If you’re anything like me, you don’t really like having someone tell you that you need to relax. So, I will not tell you to relax, but I will say that I am still in a post-vacation bliss. I took a family vacation last week and am almost through the first week back at work. What did I learn?
I like vacations. And, I need to take more occasional tech detoxes. I had an unplanned tech detox thanks to problems with my Smart Keyboard. I was able to read Twitter posts, but not reply or type. That pretty much meant that I wasn’t on Twitter that much. I didn’t travel with my laptop and I ended up reading several books and caught up on some magazines and Netflix series. I also made lots of memories with my family and had ample opportunity to sleep in and do very little. It was perfect.
It’s great to be back at work. And, I am looking forward to my next vacation, which will be more of a staycation. I have included a photo from my vacation. I had my first cup of coffee most mornings on this deck.
I’m about to embark on my 20th year of teaching. I cannot believe it. It seems like just a few years ago, I was a graduate student. But, it’s been more than a few years. I love teaching. One consistent thing that I’ve witnessed though, is that I cannot get sick or have a family emergency. A small percentage of my students, must think that I live under my desk and have a super immune system, but alas occasionally I do fall ill. When I do get sick, it’s a whopper of an illness. Oh, like whooping cough and coughing so hard that I pass out or a terrible flu strain for almost three weeks.

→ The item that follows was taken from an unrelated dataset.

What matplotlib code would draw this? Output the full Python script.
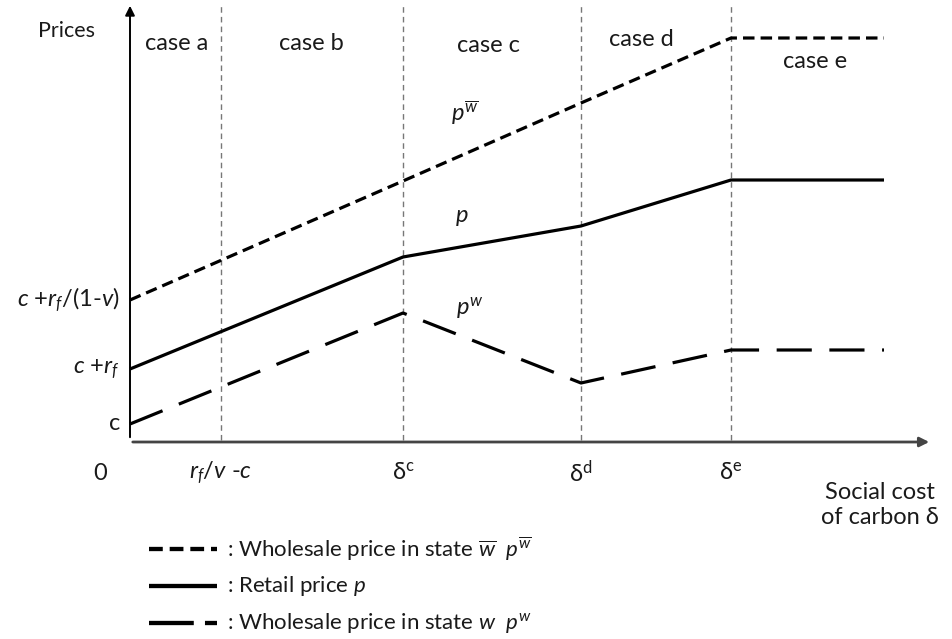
import matplotlib
matplotlib.use("Agg")
import matplotlib.pyplot as plt

plt.rcParams['font.family'] = ['Lato', 'DejaVu Sans']
plt.rcParams['mathtext.fontset'] = 'custom'
plt.rcParams['mathtext.rm'] = 'Lato'
plt.rcParams['mathtext.it'] = 'Lato:italic'
plt.rcParams['mathtext.bf'] = 'Lato:bold'

# ---- data (schematic units) ----
x_knots = [0, 273, 451, 601, 754]          # 0, delta_c, delta_d, delta_e, end
p_wbar = [140, 259, 337, 402, 402]         # wholesale price in state w-bar
p_retail = [71, 183, 214, 260, 260]        # retail price p
p_w = [16, 127, 57, 90, 90]                # wholesale price in state w
case_bounds = [91, 273, 451, 601]          # r_f/v - c, delta_c, delta_d, delta_e
case_labels = ["case a", "case b", "case c", "case d", "case e"]
case_label_x = [47, 181, 358, 511, 685]
case_label_y = [397, 397, 395, 401, 379]
y_ticks = [16, 71, 140]
y_tick_labels = ["c", r"$c\ {+}r_f$", r"$c\ {+}r_f/(1\text{-}v)$"]
x_tick_labels = [r"$r_f/v\ \text{-}c$", r"δ$^{\mathrm{c}}$", r"δ$^{\mathrm{d}}$", r"δ$^{\mathrm{e}}$"]

fig = plt.figure(figsize=(9.52, 6.39), dpi=100)
ax = fig.add_axes([0, 0, 1, 1])
ax.set_xlim(-130, 822)
ax.set_ylim(-199, 440)
ax.axis('off')

TXT = '#1a1a1a'
FS = 17
lw = 2.3
short_dash = (0, (3.6, 1.9))
long_dash = (0, (11, 5.5))

# axes arrows
ax.annotate("", xy=(0, 437), xytext=(0, 0),
            arrowprops=dict(arrowstyle="-|>", color="black", lw=1.4, mutation_scale=14))
ax.annotate("", xy=(802, -2), xytext=(0, -2),
            arrowprops=dict(arrowstyle="-|>", color="#444444", lw=2.0, mutation_scale=14))

# vertical case boundaries
for xb in case_bounds:
    ax.plot([xb, xb], [0, 435], color="#777777", lw=1.0, ls=(0, (4, 3)))

# price lines
ax.plot(x_knots, p_wbar, color="black", lw=lw, ls=short_dash, dash_capstyle='butt')
ax.plot(x_knots, p_retail, color="black", lw=lw, solid_capstyle='butt')
ax.plot(x_knots, p_w, color="black", lw=lw, ls=long_dash, dash_capstyle='butt')

# case labels
for lab, cx, cy in zip(case_labels, case_label_x, case_label_y):
    ax.text(cx, cy, lab, ha='center', va='center', fontsize=FS, color=TXT)

# line labels
ax.text(335, 327, r"$p^{\overline{w}}$", fontsize=FS, ha='center', va='center', color=TXT)
ax.text(332, 223, r"$p$", fontsize=FS, ha='center', va='center', color=TXT)
ax.text(340, 132, r"$p^{w}$", fontsize=FS, ha='center', va='center', color=TXT)

# y tick labels
for yv, lab in zip(y_ticks, y_tick_labels):
    ax.text(-10, yv, lab, ha='right', va='center', fontsize=FS, color=TXT)
ax.text(-63, 409, "Prices", ha='center', va='center', fontsize=15.5, color=TXT)
ax.text(-30, -33, "0", ha='center', va='center', fontsize=FS, color=TXT)

# x tick labels
for xv, lab in zip(case_bounds, x_tick_labels):
    ax.text(xv, -33, lab, ha='center', va='center', fontsize=FS, color=TXT)

ax.text(750, -65, "Social cost\nof carbon δ", ha='center', va='center', fontsize=FS,
        linespacing=1.25, color=TXT)

# legend (manual)
leg_lw = lw + 0.8
leg_y = [-109, -146, -183]
leg_styles = [(0, (3.2, 1.6)), '-', (0, (10.4, 2.6, 2.8, 6))]
leg_text = [r": Wholesale price in state $\overline{w}$  $p^{\overline{w}}$",
            r": Retail price $p$",
            r": Wholesale price in state $w$  $p^{w}$"]
for ly, st, tx in zip(leg_y, leg_styles, leg_text):
    ax.plot([19, 87], [ly, ly], color='black', lw=leg_lw, ls=st, dash_capstyle='butt', solid_capstyle='butt')
    ax.text(97, ly, tx, ha='left', va='center', fontsize=16, color=TXT)

fig.savefig("out.png", dpi=100)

I have had an accident, family emergency, and illness affect my teaching life three times in the last twenty years. Each time this meant that I returned grading a bit later than usual. It also impacted my office hours or availability. I did not think that it was a big deal, as I was honest and clear with the students. However, each time it was clear that a group of students did not find my personal situation relevant and were quite brutal on the official student evaluations, that one rate your instructor who you love/hate site, and in office hours/email communication.
I know this might sound like a whiny post, and perhaps it is. I would like some breathing room, so that when I get really ill every seven years I can get back in the classroom and not have a barrage of negative feedback about how my illness impacted their ability to come see me or better understand the assignment that is explained thoughtfully in the syllabus. Professors are people too, and sometimes we get sick or are family members get sick. There, I feel better.

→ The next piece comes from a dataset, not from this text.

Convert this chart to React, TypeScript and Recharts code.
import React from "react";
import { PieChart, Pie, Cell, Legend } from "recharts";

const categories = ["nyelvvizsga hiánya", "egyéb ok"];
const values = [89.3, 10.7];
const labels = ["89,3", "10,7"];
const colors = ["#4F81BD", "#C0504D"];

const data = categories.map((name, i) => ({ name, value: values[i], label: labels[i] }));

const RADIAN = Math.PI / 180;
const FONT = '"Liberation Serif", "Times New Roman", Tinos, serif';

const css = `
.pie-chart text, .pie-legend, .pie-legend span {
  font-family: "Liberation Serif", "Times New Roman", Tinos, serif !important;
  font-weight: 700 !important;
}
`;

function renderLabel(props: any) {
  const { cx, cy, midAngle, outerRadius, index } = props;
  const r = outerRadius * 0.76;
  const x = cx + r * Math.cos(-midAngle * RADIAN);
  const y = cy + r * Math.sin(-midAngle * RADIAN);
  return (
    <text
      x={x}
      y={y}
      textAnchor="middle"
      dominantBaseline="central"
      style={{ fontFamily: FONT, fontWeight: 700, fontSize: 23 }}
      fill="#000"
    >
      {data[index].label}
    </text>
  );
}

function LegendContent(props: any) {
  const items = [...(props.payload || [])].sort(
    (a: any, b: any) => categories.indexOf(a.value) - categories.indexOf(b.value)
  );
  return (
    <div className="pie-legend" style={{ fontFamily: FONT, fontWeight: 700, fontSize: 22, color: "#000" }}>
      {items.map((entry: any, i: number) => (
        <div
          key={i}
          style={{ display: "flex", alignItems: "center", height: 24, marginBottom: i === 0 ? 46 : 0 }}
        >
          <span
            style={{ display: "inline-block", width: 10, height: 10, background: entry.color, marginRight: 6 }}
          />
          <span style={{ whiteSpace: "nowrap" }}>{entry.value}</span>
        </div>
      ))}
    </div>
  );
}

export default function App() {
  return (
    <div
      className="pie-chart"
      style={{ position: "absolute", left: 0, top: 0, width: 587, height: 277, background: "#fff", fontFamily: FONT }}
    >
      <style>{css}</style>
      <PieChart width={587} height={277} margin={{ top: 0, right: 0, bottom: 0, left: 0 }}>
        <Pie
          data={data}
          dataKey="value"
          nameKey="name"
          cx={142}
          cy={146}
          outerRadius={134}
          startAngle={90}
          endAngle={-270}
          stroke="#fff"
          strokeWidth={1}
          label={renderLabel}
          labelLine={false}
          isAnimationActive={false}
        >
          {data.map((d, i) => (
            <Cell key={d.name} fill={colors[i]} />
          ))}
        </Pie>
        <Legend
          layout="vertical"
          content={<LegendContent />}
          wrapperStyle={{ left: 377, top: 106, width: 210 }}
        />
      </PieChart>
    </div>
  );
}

The image is from interwebs–Yik Yak. I’ve never used my iClicker as anything except its intended use. My use of it here is cheeky.

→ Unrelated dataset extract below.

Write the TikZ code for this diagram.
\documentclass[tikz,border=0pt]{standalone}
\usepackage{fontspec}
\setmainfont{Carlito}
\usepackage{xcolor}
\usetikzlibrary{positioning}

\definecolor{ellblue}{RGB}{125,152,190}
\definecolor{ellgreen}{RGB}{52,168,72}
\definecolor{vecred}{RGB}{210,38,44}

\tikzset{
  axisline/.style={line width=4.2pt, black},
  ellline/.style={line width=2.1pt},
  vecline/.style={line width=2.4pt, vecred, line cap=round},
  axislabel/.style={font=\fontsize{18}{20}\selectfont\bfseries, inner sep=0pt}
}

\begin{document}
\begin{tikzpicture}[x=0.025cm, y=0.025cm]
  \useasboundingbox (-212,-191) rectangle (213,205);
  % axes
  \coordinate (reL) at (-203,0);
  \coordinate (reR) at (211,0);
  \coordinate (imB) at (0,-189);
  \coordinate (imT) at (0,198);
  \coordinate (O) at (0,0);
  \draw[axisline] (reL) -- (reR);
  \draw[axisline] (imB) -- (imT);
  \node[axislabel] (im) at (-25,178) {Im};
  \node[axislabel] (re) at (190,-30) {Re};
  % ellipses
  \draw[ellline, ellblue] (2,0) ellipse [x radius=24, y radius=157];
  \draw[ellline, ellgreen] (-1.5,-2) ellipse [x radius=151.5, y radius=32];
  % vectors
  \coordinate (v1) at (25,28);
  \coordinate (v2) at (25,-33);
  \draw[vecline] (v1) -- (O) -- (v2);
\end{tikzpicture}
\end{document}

I saw a job posting that noted that a strong candidate would want to fail miserably. I don’t have that link, but honestly I think that I have done that recently by taking some chances with my courses. And, guess what? I am fine with it. I am willing to take risks and have it fail. Fail miserably. It is a learnable moment. Sure, I often note the importance of a teachable moment; however, when I have failed miserably with a course I am learning. It is important to push boundaries and push myself.
My happy place is to push my students. But, recently I have pushed and failed. I have failed with books that my students did not like at all or assignments that did not work well. I held office hours in the last week and was a bit surprised to hear that the students liked the assignment. I am not convinced that it was a resounding success, though. Either way, I will have at it again with the next class.